§ **Exercise requirements**
All of the material should be reproduced exactly, with pictures left out.
◆ ◆ ◆ ◆ ◆
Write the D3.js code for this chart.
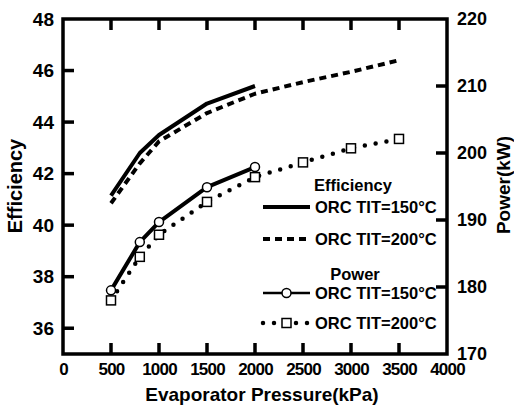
<!DOCTYPE html>
<html>
<head>
<meta charset="utf-8">
<script src="https://cdn.jsdelivr.net/npm/d3@7"></script>
<style>
  html, body { margin: 0; padding: 0; background: #fff; }
  svg { display: block; }
  text { font-family: "Liberation Sans", Arial, Helvetica, sans-serif; font-weight: bold; fill: #000; }
</style>
</head>
<body>
<svg id="chart" width="514" height="411"></svg>
<script>
// ---- Data ----
const pressure150 = [500, 800, 1000, 1500, 2000];
const pressure200 = [500, 800, 1000, 1500, 2000, 2500, 3000, 3500];
const eff150   = [41.15, 42.8, 43.5, 44.72, 45.4];
const eff200   = [40.85, 42.4, 43.25, 44.35, 45.1, 45.55, 45.95, 46.4];
const power150 = [179.5, 186.7, 189.7, 194.9, 197.9];
const power200 = [178.0, 184.5, 187.8, 192.7, 196.4, 198.6, 200.7, 202.1];

const xTicks = [0, 500, 1000, 1500, 2000, 2500, 3000, 3500, 4000];
const yLeftTicks = [36, 38, 40, 42, 44, 46, 48];
const yRightTicks = [170, 180, 190, 200, 210, 220];

const legendHeaders = ["Efficiency", "Power"];
const legendLabels = ["ORC TIT=150°C", "ORC TIT=200°C", "ORC TIT=150°C", "ORC TIT=200°C"];

// ---- Layout ----
const svg = d3.select("#chart");
const L = 63, R = 447, T = 19, B = 354;

const x = d3.scaleLinear().domain([0, 4000]).range([L, R]);
const yL = d3.scaleLinear().domain([35, 48]).range([B, T]);
const yR = d3.scaleLinear().domain([170, 220]).range([B, T]);

const tickLen = 11, tickW = 3.5, axisW = 3.5;
const fmt = d3.format("d");

// Axes (labels from d3 axes; tick marks drawn explicitly inward)
const gB = svg.append("g").attr("transform", `translate(0,${B})`)
  .call(d3.axisBottom(x).tickValues(xTicks).tickFormat(fmt).tickSize(0).tickPadding(9));
const gL = svg.append("g").attr("transform", `translate(${L},0)`)
  .call(d3.axisLeft(yL).tickValues(yLeftTicks).tickFormat(fmt).tickSize(0).tickPadding(9));
const gR = svg.append("g").attr("transform", `translate(${R},0)`)
  .call(d3.axisRight(yR).tickValues(yRightTicks).tickFormat(fmt).tickSize(0).tickPadding(10));

[gB, gL, gR].forEach(g => {
  g.select(".domain").remove();
  g.selectAll(".tick text").attr("fill", "#000")
    .attr("font-family", "Liberation Sans, Arial, sans-serif").attr("font-weight", "bold");
});
gB.selectAll(".tick text").attr("font-size", 17).attr("letter-spacing", "-0.8px");
gL.selectAll(".tick text").attr("font-size", 19);
gR.selectAll(".tick text").attr("font-size", 18);

// Frame
svg.append("rect").attr("x", L).attr("y", T).attr("width", R - L).attr("height", B - T)
  .attr("fill", "none").attr("stroke", "#000").attr("stroke-width", axisW);

// Inward tick marks (filled rects)
const ticksG = svg.append("g").attr("fill", "#000");
const innerX = xTicks.filter(v => v > 0 && v < 4000);
ticksG.selectAll("rect.bt").data(innerX).join("rect").attr("class", "bt")
  .attr("x", d => x(d) - tickW / 2).attr("y", B - tickLen).attr("width", tickW).attr("height", tickLen);
ticksG.selectAll("rect.tt").data(innerX).join("rect").attr("class", "tt")
  .attr("x", d => x(d) - tickW / 2).attr("y", T).attr("width", tickW).attr("height", tickLen);
ticksG.selectAll("rect.lt").data(yLeftTicks.filter(v => v < 48)).join("rect").attr("class", "lt")
  .attr("x", L).attr("y", d => yL(d) - tickW / 2).attr("width", tickLen).attr("height", tickW);
ticksG.selectAll("rect.rt").data(yRightTicks.filter(v => v > 170 && v < 220)).join("rect").attr("class", "rt")
  .attr("x", R - tickLen).attr("y", d => yR(d) - tickW / 2).attr("width", tickLen).attr("height", tickW);

// Axis titles
svg.append("text").attr("x", 262).attr("y", 401).attr("text-anchor", "middle")
  .attr("font-size", 19).text("Evaporator Pressure(kPa)");
svg.append("text").attr("transform", "translate(22,186) rotate(-90)").attr("text-anchor", "middle")
  .attr("font-size", 20).text("Efficiency");
svg.append("text").attr("transform", "translate(510,185) rotate(-90)").attr("text-anchor", "middle")
  .attr("font-size", 19).text("Power(kW)");

// ---- Series ----
const styles = {
  solid:  { w: 4,   dash: null, cap: "butt" },
  dashed: { w: 4,   dash: "7,5", cap: "butt" },
  dotted: { w: 4.5, dash: "0,11", cap: "round" }
};

function drawLine(xs, ys, yScale, st) {
  const line = d3.line().x((d, i) => x(xs[i])).y(d => yScale(d));
  const p = svg.append("path").datum(ys).attr("d", line)
    .attr("fill", "none").attr("stroke", "#000")
    .attr("stroke-width", st.w).attr("stroke-linecap", st.cap).attr("stroke-linejoin", "round");
  if (st.dash) p.attr("stroke-dasharray", st.dash);
}

drawLine(pressure150, eff150, yL, styles.solid);
drawLine(pressure200, eff200, yL, styles.dashed);
drawLine(pressure150, power150, yR, styles.solid);
drawLine(pressure200, power200, yR, styles.dotted);

// markers
svg.append("g").selectAll("circle").data(power150).join("circle")
  .attr("cx", (d, i) => x(pressure150[i])).attr("cy", d => yR(d)).attr("r", 4.5)
  .attr("fill", "#fff").attr("stroke", "#000").attr("stroke-width", 1.5);

const sq = 9;
svg.append("g").selectAll("rect").data(power200).join("rect")
  .attr("x", (d, i) => x(pressure200[i]) - sq / 2).attr("y", d => yR(d) - sq / 2)
  .attr("width", sq).attr("height", sq)
  .attr("fill", "#fff").attr("stroke", "#000").attr("stroke-width", 1.5);

// ---- Legend ----
const lx0 = 263, lx1 = 310, tx = 315;
svg.append("text").attr("x", 353).attr("y", 191).attr("text-anchor", "middle").attr("font-size", 16.5).text(legendHeaders[0]);
svg.append("text").attr("x", 355).attr("y", 280).attr("text-anchor", "middle").attr("font-size", 16.5).text(legendHeaders[1]);

const rows = [
  { y: 207, st: styles.solid,  mk: null },
  { y: 239, st: styles.dashed, mk: null },
  { y: 293, st: styles.solid,  mk: "circle" },
  { y: 323, st: styles.dotted, mk: "square" }
];
rows.forEach((r, i) => {
  const ln = svg.append("line").attr("x1", lx0).attr("x2", lx1).attr("y1", r.y).attr("y2", r.y)
    .attr("stroke", "#000").attr("stroke-width", r.st.w).attr("stroke-linecap", r.st.cap);
  if (r.st.dash) ln.attr("stroke-dasharray", r.st.dash);
  if (i === 2) ln.attr("stroke-width", 2.5);
  const mx = (lx0 + lx1) / 2;
  if (r.mk === "circle") {
    svg.append("circle").attr("cx", mx).attr("cy", r.y).attr("r", 4.5)
      .attr("fill", "#fff").attr("stroke", "#000").attr("stroke-width", 1.5);
  } else if (r.mk === "square") {
    svg.append("rect").attr("x", mx - sq / 2).attr("y", r.y - sq / 2).attr("width", sq).attr("height", sq)
      .attr("fill", "#fff").attr("stroke", "#000").attr("stroke-width", 1.5);
  }
  svg.append("text").attr("x", tx).attr("y", r.y + 6).attr("font-size", 16.5).text(legendLabels[i]);
});
</script>
</body>
</html>
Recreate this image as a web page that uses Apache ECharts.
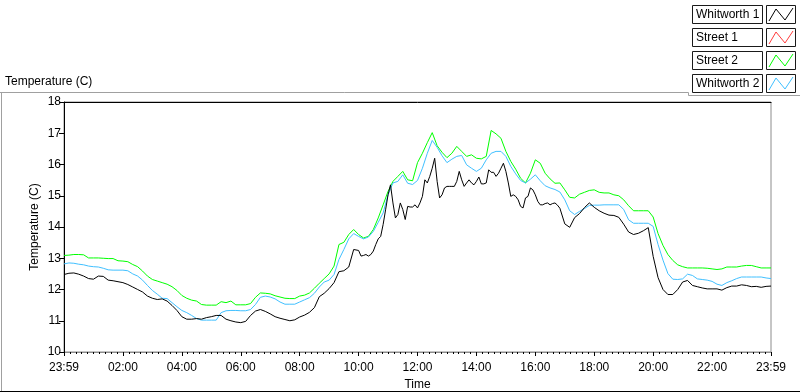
◆ ◆ ◆ ◆ ◆
§ **Response to this exercise**
Write the D3.js code for this chart.
<!DOCTYPE html>
<html>
<head>
<meta charset="utf-8">
<script src="https://cdn.jsdelivr.net/npm/d3@7"></script>
<style>
  html, body { margin: 0; padding: 0; background: #fff; }
  svg { display: block; }
  text { font-family: "Liberation Sans", Arial, Helvetica, sans-serif; font-weight: bold; fill: #000; }
</style>
</head>
<body>
<svg id="chart" width="514" height="411"></svg>
<script>
// ---- Data ----
const pressure150 = [500, 800, 1000, 1500, 2000];
const pressure200 = [500, 800, 1000, 1500, 2000, 2500, 3000, 3500];
const eff150   = [41.15, 42.8, 43.5, 44.72, 45.4];
const eff200   = [40.85, 42.4, 43.25, 44.35, 45.1, 45.55, 45.95, 46.4];
const power150 = [179.5, 186.7, 189.7, 194.9, 197.9];
const power200 = [178.0, 184.5, 187.8, 192.7, 196.4, 198.6, 200.7, 202.1];

const xTicks = [0, 500, 1000, 1500, 2000, 2500, 3000, 3500, 4000];
const yLeftTicks = [36, 38, 40, 42, 44, 46, 48];
const yRightTicks = [170, 180, 190, 200, 210, 220];

const legendHeaders = ["Efficiency", "Power"];
const legendLabels = ["ORC TIT=150°C", "ORC TIT=200°C", "ORC TIT=150°C", "ORC TIT=200°C"];

// ---- Layout ----
const svg = d3.select("#chart");
const L = 63, R = 447, T = 19, B = 354;

const x = d3.scaleLinear().domain([0, 4000]).range([L, R]);
const yL = d3.scaleLinear().domain([35, 48]).range([B, T]);
const yR = d3.scaleLinear().domain([170, 220]).range([B, T]);

const tickLen = 11, tickW = 3.5, axisW = 3.5;
const fmt = d3.format("d");

// Axes (labels from d3 axes; tick marks drawn explicitly inward)
const gB = svg.append("g").attr("transform", `translate(0,${B})`)
  .call(d3.axisBottom(x).tickValues(xTicks).tickFormat(fmt).tickSize(0).tickPadding(9));
const gL = svg.append("g").attr("transform", `translate(${L},0)`)
  .call(d3.axisLeft(yL).tickValues(yLeftTicks).tickFormat(fmt).tickSize(0).tickPadding(9));
const gR = svg.append("g").attr("transform", `translate(${R},0)`)
  .call(d3.axisRight(yR).tickValues(yRightTicks).tickFormat(fmt).tickSize(0).tickPadding(10));

[gB, gL, gR].forEach(g => {
  g.select(".domain").remove();
  g.selectAll(".tick text").attr("fill", "#000")
    .attr("font-family", "Liberation Sans, Arial, sans-serif").attr("font-weight", "bold");
});
gB.selectAll(".tick text").attr("font-size", 17).attr("letter-spacing", "-0.8px");
gL.selectAll(".tick text").attr("font-size", 19);
gR.selectAll(".tick text").attr("font-size", 18);

// Frame
svg.append("rect").attr("x", L).attr("y", T).attr("width", R - L).attr("height", B - T)
  .attr("fill", "none").attr("stroke", "#000").attr("stroke-width", axisW);

// Inward tick marks (filled rects)
const ticksG = svg.append("g").attr("fill", "#000");
const innerX = xTicks.filter(v => v > 0 && v < 4000);
ticksG.selectAll("rect.bt").data(innerX).join("rect").attr("class", "bt")
  .attr("x", d => x(d) - tickW / 2).attr("y", B - tickLen).attr("width", tickW).attr("height", tickLen);
ticksG.selectAll("rect.tt").data(innerX).join("rect").attr("class", "tt")
  .attr("x", d => x(d) - tickW / 2).attr("y", T).attr("width", tickW).attr("height", tickLen);
ticksG.selectAll("rect.lt").data(yLeftTicks.filter(v => v < 48)).join("rect").attr("class", "lt")
  .attr("x", L).attr("y", d => yL(d) - tickW / 2).attr("width", tickLen).attr("height", tickW);
ticksG.selectAll("rect.rt").data(yRightTicks.filter(v => v > 170 && v < 220)).join("rect").attr("class", "rt")
  .attr("x", R - tickLen).attr("y", d => yR(d) - tickW / 2).attr("width", tickLen).attr("height", tickW);

// Axis titles
svg.append("text").attr("x", 262).attr("y", 401).attr("text-anchor", "middle")
  .attr("font-size", 19).text("Evaporator Pressure(kPa)");
svg.append("text").attr("transform", "translate(22,186) rotate(-90)").attr("text-anchor", "middle")
  .attr("font-size", 20).text("Efficiency");
svg.append("text").attr("transform", "translate(510,185) rotate(-90)").attr("text-anchor", "middle")
  .attr("font-size", 19).text("Power(kW)");

// ---- Series ----
const styles = {
  solid:  { w: 4,   dash: null, cap: "butt" },
  dashed: { w: 4,   dash: "7,5", cap: "butt" },
  dotted: { w: 4.5, dash: "0,11", cap: "round" }
};

function drawLine(xs, ys, yScale, st) {
  const line = d3.line().x((d, i) => x(xs[i])).y(d => yScale(d));
  const p = svg.append("path").datum(ys).attr("d", line)
    .attr("fill", "none").attr("stroke", "#000")
    .attr("stroke-width", st.w).attr("stroke-linecap", st.cap).attr("stroke-linejoin", "round");
  if (st.dash) p.attr("stroke-dasharray", st.dash);
}

drawLine(pressure150, eff150, yL, styles.solid);
drawLine(pressure200, eff200, yL, styles.dashed);
drawLine(pressure150, power150, yR, styles.solid);
drawLine(pressure200, power200, yR, styles.dotted);

// markers
svg.append("g").selectAll("circle").data(power150).join("circle")
  .attr("cx", (d, i) => x(pressure150[i])).attr("cy", d => yR(d)).attr("r", 4.5)
  .attr("fill", "#fff").attr("stroke", "#000").attr("stroke-width", 1.5);

const sq = 9;
svg.append("g").selectAll("rect").data(power200).join("rect")
  .attr("x", (d, i) => x(pressure200[i]) - sq / 2).attr("y", d => yR(d) - sq / 2)
  .attr("width", sq).attr("height", sq)
  .attr("fill", "#fff").attr("stroke", "#000").attr("stroke-width", 1.5);

// ---- Legend ----
const lx0 = 263, lx1 = 310, tx = 315;
svg.append("text").attr("x", 353).attr("y", 191).attr("text-anchor", "middle").attr("font-size", 16.5).text(legendHeaders[0]);
svg.append("text").attr("x", 355).attr("y", 280).attr("text-anchor", "middle").attr("font-size", 16.5).text(legendHeaders[1]);

const rows = [
  { y: 207, st: styles.solid,  mk: null },
  { y: 239, st: styles.dashed, mk: null },
  { y: 293, st: styles.solid,  mk: "circle" },
  { y: 323, st: styles.dotted, mk: "square" }
];
rows.forEach((r, i) => {
  const ln = svg.append("line").attr("x1", lx0).attr("x2", lx1).attr("y1", r.y).attr("y2", r.y)
    .attr("stroke", "#000").attr("stroke-width", r.st.w).attr("stroke-linecap", r.st.cap);
  if (r.st.dash) ln.attr("stroke-dasharray", r.st.dash);
  if (i === 2) ln.attr("stroke-width", 2.5);
  const mx = (lx0 + lx1) / 2;
  if (r.mk === "circle") {
    svg.append("circle").attr("cx", mx).attr("cy", r.y).attr("r", 4.5)
      .attr("fill", "#fff").attr("stroke", "#000").attr("stroke-width", 1.5);
  } else if (r.mk === "square") {
    svg.append("rect").attr("x", mx - sq / 2).attr("y", r.y - sq / 2).attr("width", sq).attr("height", sq)
      .attr("fill", "#fff").attr("stroke", "#000").attr("stroke-width", 1.5);
  }
  svg.append("text").attr("x", tx).attr("y", r.y + 6).attr("font-size", 16.5).text(legendLabels[i]);
});
</script>
</body>
</html>
Recreate this image as a web page that uses Apache ECharts.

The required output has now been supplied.